Ibrāhīm a.s. kembali ke Palestina dan kemudian Allah menganugerahkan Ismā‘īl dari Hājar. Hal ini membuat Sārah terbakar api cemburu. Dia memaksa Ibrāhīm agar menjauhkan Hājar dan putranya yang masih kecil, Ismā‘īl. Maka Ibrāhīm membawa keduanya ke Hijaz dan menempatkan mereka berdua di suatu lembah yang tidak ditumbuhi tanaman, di Bait-ul-Ḥarām, yang saat itu hanya berupa gundukan-gundukan tanah.
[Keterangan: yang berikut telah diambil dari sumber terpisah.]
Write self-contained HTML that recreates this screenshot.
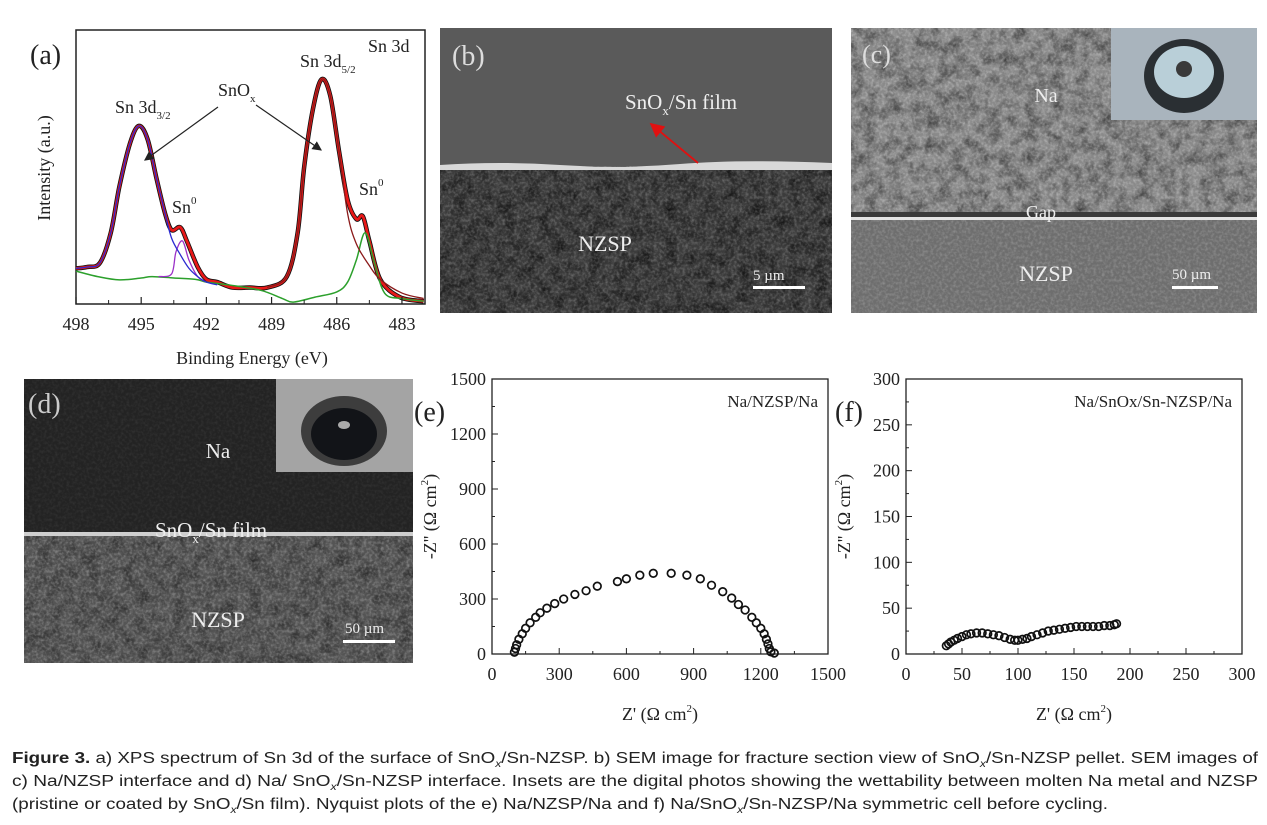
<!DOCTYPE html>
<html><head><meta charset="utf-8">
<style>
html,body{margin:0;padding:0;background:#fff;}
svg{display:block;}
text{font-family:"Liberation Serif",serif;fill:#222;}
.cap{font-family:"Liberation Sans",sans-serif;font-size:15.5px;fill:#222;}
</style></head>
<body>
<svg id="fig" width="1267" height="825" viewBox="0 0 1267 825" xmlns="http://www.w3.org/2000/svg">
<defs>
<filter id="noiseFine" x="0" y="0" width="100%" height="100%">
<feTurbulence type="fractalNoise" baseFrequency="0.35" numOctaves="2" seed="3"/>
<feColorMatrix type="matrix" values="0 0 0 0 1  0 0 0 0 1  0 0 0 0 1  0 0 0 0.9 -0.35"/>
</filter>
<filter id="noiseCoarse" x="0" y="0" width="100%" height="100%">
<feTurbulence type="fractalNoise" baseFrequency="0.08" numOctaves="3" seed="7"/>
<feColorMatrix type="matrix" values="0 0 0 0 0  0 0 0 0 0  0 0 0 0 0  0 0 0 1.2 -0.45"/>
</filter>
<marker id="arrB" markerWidth="8" markerHeight="8" refX="7" refY="4" orient="auto"><path d="M0,0 L8,4 L0,8 Z" fill="#222"/></marker>
<marker id="arrR" markerWidth="8" markerHeight="8" refX="7" refY="4" orient="auto"><path d="M0,0 L8,4 L0,8 Z" fill="#e01010"/></marker>
</defs>

<!-- Panel (a) XPS -->
<g id="panelA">
<rect x="76" y="30" width="349" height="274" fill="none" stroke="#222" stroke-width="1.5"/>
<g id="xpsCurves"></g>
<g id="xpsTicks"></g>
<text x="30" y="64" font-size="28">(a)</text>
<text x="252" y="364" font-size="18" text-anchor="middle">Binding Energy (eV)</text>
<text transform="translate(50,168) rotate(-90)" font-size="18" text-anchor="middle">Intensity (a.u.)</text>
<text x="368" y="52" font-size="18">Sn 3d</text>
<text x="300" y="67" font-size="18">Sn 3d<tspan font-size="11" dy="6">5/2</tspan></text>
<text x="115" y="113" font-size="18">Sn 3d<tspan font-size="11" dy="6">3/2</tspan></text>
<text x="218" y="96" font-size="18">SnO<tspan font-size="11" dy="6">x</tspan></text>
<text x="172" y="213" font-size="18">Sn<tspan font-size="11" dy="-9">0</tspan></text>
<text x="359" y="195" font-size="18">Sn<tspan font-size="11" dy="-9">0</tspan></text>
<line x1="218" y1="107" x2="145" y2="160" stroke="#222" stroke-width="1.2" marker-end="url(#arrB)"/>
<line x1="256" y1="105" x2="321" y2="150" stroke="#222" stroke-width="1.2" marker-end="url(#arrB)"/>
</g>

<!-- Panel (b) SEM -->
<g>
<svg x="440" y="28" width="392" height="285" overflow="hidden">
<rect width="392" height="285" fill="#5a5a5a"/>
<rect y="138" width="392" height="147" fill="#3c3c3c"/>
<rect y="138" width="392" height="147" filter="url(#noiseCoarse)"/>
<rect y="138" width="392" height="147" filter="url(#noiseFine)" opacity="0.5"/>
<path d="M0,137 Q60,133 120,137 T240,136 T392,135 L392,142 L0,142 Z" fill="#d8d8d8"/>
</svg>
<text x="452" y="65" font-size="28" style="fill:#ddd">(b)</text>
<text x="625" y="109" font-size="21" style="fill:#eee">SnO<tspan font-size="13" dy="6">x</tspan><tspan dy="-6">/Sn film</tspan></text>
<line x1="698" y1="163" x2="651" y2="124" stroke="#e01010" stroke-width="1.8" marker-end="url(#arrR)"/>
<text x="605" y="251" font-size="22" text-anchor="middle" style="fill:#eee">NZSP</text>
<text x="753" y="280" font-size="15" style="fill:#eee">5 µm</text>
<rect x="753" y="286" width="52" height="3" fill="#fff"/>
</g>

<!-- Panel (c) SEM -->
<g>
<svg x="851" y="28" width="406" height="285" overflow="hidden">
<rect width="406" height="285" fill="#8a8a8a"/>
<rect width="406" height="190" filter="url(#noiseCoarse)" opacity="0.8"/>
<rect width="406" height="190" filter="url(#noiseFine)" opacity="0.7"/>
<rect y="192" width="406" height="93" fill="#6e6e6e"/>
<rect y="192" width="406" height="93" filter="url(#noiseFine)" opacity="0.45"/>
<rect y="184" width="406" height="6" fill="#3a3a3a"/>
<rect y="189" width="406" height="3" fill="#e4e4e4"/>
<rect x="260" y="0" width="146" height="92" fill="#a9b4bd"/>
<ellipse cx="333" cy="48" rx="40" ry="37" fill="#2a2f33"/>
<ellipse cx="333" cy="44" rx="30" ry="26" fill="#b9cfd8"/>
<ellipse cx="333" cy="41" rx="8" ry="8" fill="#3a3a3a"/>
</svg>
<text x="862" y="63" font-size="26" style="fill:#ddd">(c)</text>
<text x="1046" y="102" font-size="20" text-anchor="middle" style="fill:#eee">Na</text>
<text x="1041" y="218" font-size="18" text-anchor="middle" style="fill:#eee">Gap</text>
<text x="1046" y="281" font-size="22" text-anchor="middle" style="fill:#eee">NZSP</text>
<text x="1172" y="279" font-size="15" style="fill:#eee">50 µm</text>
<rect x="1172" y="286" width="46" height="3" fill="#fff"/>
</g>

<!-- Panel (d) SEM -->
<g>
<svg x="24" y="379" width="389" height="284" overflow="hidden">
<rect width="389" height="284" fill="#232323"/>
<rect width="389" height="155" filter="url(#noiseFine)" opacity="0.15"/>
<rect y="156" width="389" height="128" fill="#555"/>
<rect y="156" width="389" height="128" filter="url(#noiseCoarse)" opacity="0.7"/>
<rect y="156" width="389" height="128" filter="url(#noiseFine)" opacity="0.6"/>
<rect y="153" width="389" height="4" fill="#cfcfcf"/>
<rect x="252" y="0" width="137" height="93" fill="#a4a4a4"/>
<ellipse cx="320" cy="52" rx="43" ry="35" fill="#3d3d3d"/>
<ellipse cx="320" cy="55" rx="33" ry="26" fill="#121418"/>
<ellipse cx="320" cy="46" rx="6" ry="4" fill="#aaa"/>
</svg>
<text x="28" y="413" font-size="28" style="fill:#ccc">(d)</text>
<text x="218" y="458" font-size="21" text-anchor="middle" style="fill:#eee">Na</text>
<text x="155" y="537" font-size="21" style="fill:#eee">SnO<tspan font-size="13" dy="6">x</tspan><tspan dy="-6">/Sn film</tspan></text>
<text x="218" y="627" font-size="22" text-anchor="middle" style="fill:#eee">NZSP</text>
<text x="345" y="633" font-size="15" style="fill:#eee">50 µm</text>
<rect x="343" y="640" width="52" height="3" fill="#fff"/>
</g>

<!-- Panels (e) and (f) Nyquist -->
<g id="panelE"></g>
<g id="panelF"></g>

<!-- Caption -->
<g>
<text class="cap" x="12" y="763" textLength="1246" lengthAdjust="spacingAndGlyphs"><tspan font-weight="bold">Figure 3.</tspan>  a) XPS spectrum of Sn 3d of the surface of SnO<tspan font-size="10" dy="4" font-style="italic">x</tspan><tspan dy="-4">/Sn-NZSP. b) SEM image for fracture section view of SnO</tspan><tspan font-size="10" dy="4" font-style="italic">x</tspan><tspan dy="-4">/Sn-NZSP pellet. SEM images of</tspan></text>
<text class="cap" x="12" y="786" textLength="1246" lengthAdjust="spacingAndGlyphs">c) Na/NZSP interface and d) Na/ SnO<tspan font-size="10" dy="4" font-style="italic">x</tspan><tspan dy="-4">/Sn-NZSP interface. Insets are the digital photos showing the wettability between molten Na metal and NZSP</tspan></text>
<text class="cap" x="12" y="809" textLength="1096" lengthAdjust="spacingAndGlyphs">(pristine or coated by SnO<tspan font-size="10" dy="4" font-style="italic">x</tspan><tspan dy="-4">/Sn film). Nyquist plots of the e) Na/NZSP/Na and f) Na/SnO</tspan><tspan font-size="10" dy="4" font-style="italic">x</tspan><tspan dy="-4">/Sn-NZSP/Na symmetric cell before cycling.</tspan></text>
</g>
</svg>

<script>
// ---------- XPS data (binding energy eV, intensity a.u. 0-100) ----------
const xpsEnergy   = [498,497.5,496.9,496.4,496,495.5,495.1,494.7,494.3,493.9,493.6,493.2,492.9,492.4,492,491.5,490.8,490,489.2,488.3,487.8,487.5,487.1,486.7,486.3,485.9,485.5,485.1,484.8,484.5,484,483.1,482];
const xpsEnvelope = [13,13.5,15,26,43,59,65,60,46,33,27,28,23,13.5,9,8,6,6,6,10,26,50,71,82,76,56,38,31,32,23,9,2.5,1];
const blueEnergy  = [498,497.5,496.9,496.4,496,495.5,495.1,494.7,494.3,493.9,493.6,493.2,492.8,492.4,492,491.5];
const blueValues  = [13,13.5,15,26,43,59,65,60,46,33,24,18,13,10,8,7];
const purpEnergy  = [494.2,493.6,493.4,493.1,492.8,492.4,492];
const purpValues  = [10,11,19,23,16,10,8];
const darkEnergy  = [489.2,488.3,487.8,487.5,487.1,486.7,486.3,485.9,485.5,485.1,484.5,484,483,482];
const darkValues  = [6,10,26,50,71,82,76,56,33,22,14,9,4,2];
const greenEnergy = [498,497,496,495,494.5,493.5,492.5,492,491,489.5,488.5,488,487,486,485.5,485.1,484.7,484.3,483.8,483,482];
const greenValues = [12,10,8.8,9.5,10,9.5,9,8,7,5,2,0.7,2.5,4.4,8,16,26,16,4,2,1];
const xpsTicks    = [498,495,492,489,486,483];
const xpsMinor    = [496.5,493.5,490.5,487.5,484.5];

// ---------- Nyquist (e) ----------
const eZre = [100,105,110,120,135,150,170,195,215,245,280,320,370,420,470,560,600,660,720,800,870,930,980,1030,1070,1100,1130,1160,1180,1200,1215,1225,1232,1238,1245,1260];
const eZim = [10,30,50,80,110,140,170,200,225,250,275,300,325,345,370,395,410,430,440,440,430,410,375,340,305,270,240,200,170,140,110,80,55,30,12,5];
const eTicks = [0,300,600,900,1200,1500];
// ---------- Nyquist (f) ----------
const fZre = [36,38,40,43,46,50,54,58,63,68,73,78,83,88,93,97,100,104,108,112,117,122,127,132,137,142,147,152,157,162,167,172,177,182,186,188];
const fZim = [9,11,13,15,17,19,21,22,23,23,22,21,20,18,16,15,15,16,17,19,21,23,25,26,27,28,29,30,30,30,30,30,31,31,32,33];
const fTicks = [0,50,100,150,200,250,300];

const NS = "http://www.w3.org/2000/svg";
function mk(tag, attrs, parent){ const e=document.createElementNS(NS,tag); for(const k in attrs) e.setAttribute(k,attrs[k]); parent.appendChild(e); return e; }
function smooth(pts){
  let d="M"+pts[0][0]+","+pts[0][1];
  for(let i=0;i<pts.length-1;i++){
    const p0=pts[i-1]||pts[i], p1=pts[i], p2=pts[i+1], p3=pts[i+2]||p2;
    const c1=[p1[0]+(p2[0]-p0[0])/6, p1[1]+(p2[1]-p0[1])/6];
    const c2=[p2[0]-(p3[0]-p1[0])/6, p2[1]-(p3[1]-p1[1])/6];
    d+=" C"+c1[0]+","+c1[1]+" "+c2[0]+","+c2[1]+" "+p2[0]+","+p2[1];
  }
  return d;
}

// XPS axes
const xE = e => 76 + (498 - e) * 21.73;
const yI = v => 304 - v * 2.74;
const xc = document.getElementById('xpsCurves');
function curve(E, V, color, w, name){
  const p = mk('path', {d: smooth(E.map((e,i)=>[xE(e), yI(V[i])])), fill:'none', stroke:color, 'stroke-width':w}, xc);
  
  
}
curve(xpsEnergy, xpsEnvelope, '#111', 4.5, 'raw-data-curve');
curve(xpsEnergy, xpsEnvelope, '#e81818', 2.8, 'fit-envelope-curve');
curve(greenEnergy, greenValues, '#2ca02c', 1.5, 'background-sn0-curve');
curve(purpEnergy, purpValues, '#9b30c8', 1.3, 'sn0-3d32-curve');
curve(blueEnergy, blueValues, '#2a2ad0', 1.3, 'snox-3d32-curve');
curve(darkEnergy, darkValues, '#8b1a1a', 1.3, 'snox-3d52-curve');
const xt = document.getElementById('xpsTicks');
xpsTicks.forEach(t => {
  const l = mk('line', {x1:xE(t), x2:xE(t), y1:304, y2:297, stroke:'#222', 'stroke-width':1.2}, xt);
  
  
  const s = mk('text', {x:xE(t), y:330, 'font-size':18, 'text-anchor':'middle'}, xt);
  s.textContent = t;
  
  
});
xpsMinor.forEach(t => {
  const l = mk('line', {x1:xE(t), x2:xE(t), y1:304, y2:300, stroke:'#222', 'stroke-width':1}, xt);
  
  
});

function nyquist(gid, L, R, T, B, max, ticks, X, Y, label, title, lblX){
  const g = document.getElementById(gid);
  const sx = v => L + v/max*(R-L), sy = v => B - v/max*(B-T);
  const fr = mk('rect', {x:L, y:T, width:R-L, height:B-T, fill:'none', stroke:'#222', 'stroke-width':1.3}, g);
  
  
  ticks.forEach((t,i) => {
    const a = mk('line', {x1:sx(t), x2:sx(t), y1:B, y2:B-6, stroke:'#222'}, g);
    
    
    const b = mk('line', {x1:L, x2:L+6, y1:sy(t), y2:sy(t), stroke:'#222'}, g);
    
    
    if (i < ticks.length-1) {
      const m = (t + ticks[i+1]) / 2;
      const c = mk('line', {x1:sx(m), x2:sx(m), y1:B, y2:B-3, stroke:'#222'}, g);
      
      
      const d = mk('line', {x1:L, x2:L+3, y1:sy(m), y2:sy(m), stroke:'#222'}, g);
      
      
    }
    const tx = mk('text', {x:sx(t), y:B+26, 'font-size':18, 'text-anchor':'middle'}, g);
    tx.textContent = t;
    
    
    const ty = mk('text', {x:L-6, y:sy(t)+6, 'font-size':18, 'text-anchor':'end'}, g);
    ty.textContent = t;
    
    
  });
  X.forEach((v,i) => {
    const c = mk('circle', {cx:sx(v), cy:sy(Y[i]), r:3.8, fill:'none', stroke:'#111', 'stroke-width':1.7}, g);
    
    
  });
  const pl = mk('text', {x:lblX, y:T+42, 'font-size':28}, g);
  pl.textContent = label;
  
  
  const ti = mk('text', {x:R-10, y:T+28, 'font-size':17, 'text-anchor':'end'}, g);
  ti.textContent = title;
  
  
  const xa = mk('text', {x:(L+R)/2, y:B+66, 'font-size':18, 'text-anchor':'middle'}, g);
  xa.innerHTML = "Z' (Ω cm<tspan font-size='11' dy='-8'>2</tspan><tspan dy='8'>)</tspan>";
  
  
  const ya = mk('text', {transform:'translate('+(L-56)+','+((T+B)/2)+') rotate(-90)', 'font-size':18, 'text-anchor':'middle'}, g);
  ya.innerHTML = "-Z'' (Ω cm<tspan font-size='11' dy='-8'>2</tspan><tspan dy='8'>)</tspan>";
  
  
}
nyquist('panelE', 492, 828, 379, 654, 1500, eTicks, eZre, eZim, '(e)', 'Na/NZSP/Na', 414);
nyquist('panelF', 906, 1242, 379, 654, 300, fTicks, fZre, fZim, '(f)', 'Na/SnOx/Sn-NZSP/Na', 835);
</script>
</body></html>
Rasa gundah mulai menggelayuti pikiran Ibrāhīm. Beliau menoleh ke kiri dan kanan, lalu meletakkan putranya di dalam tenda, di dekat Zamzam. Saat itu di Mekkah belum ada seorang manusia pun dan tidak ada mata air. Beliau meletakkan kantong berisi kurma dan geriba berisi air di dekat Hājar dan Ismā‘īl. Setelah itu beliau kembali lagi ke Palestina. Beberapa hari setelah itu, bekal dan air sudah habis. Sementara tidak ada mata air yang mengalir. Tiba-tiba mata air Zamzam memancar berkat karunia Allah, sehingga bisa menjadi sumber penghidupan bagi mereka berdua, yang tak pernah habis hingga sekarang. Kisah mengenai hal ini sudah banyak diketahui secara lengkapnya. (66).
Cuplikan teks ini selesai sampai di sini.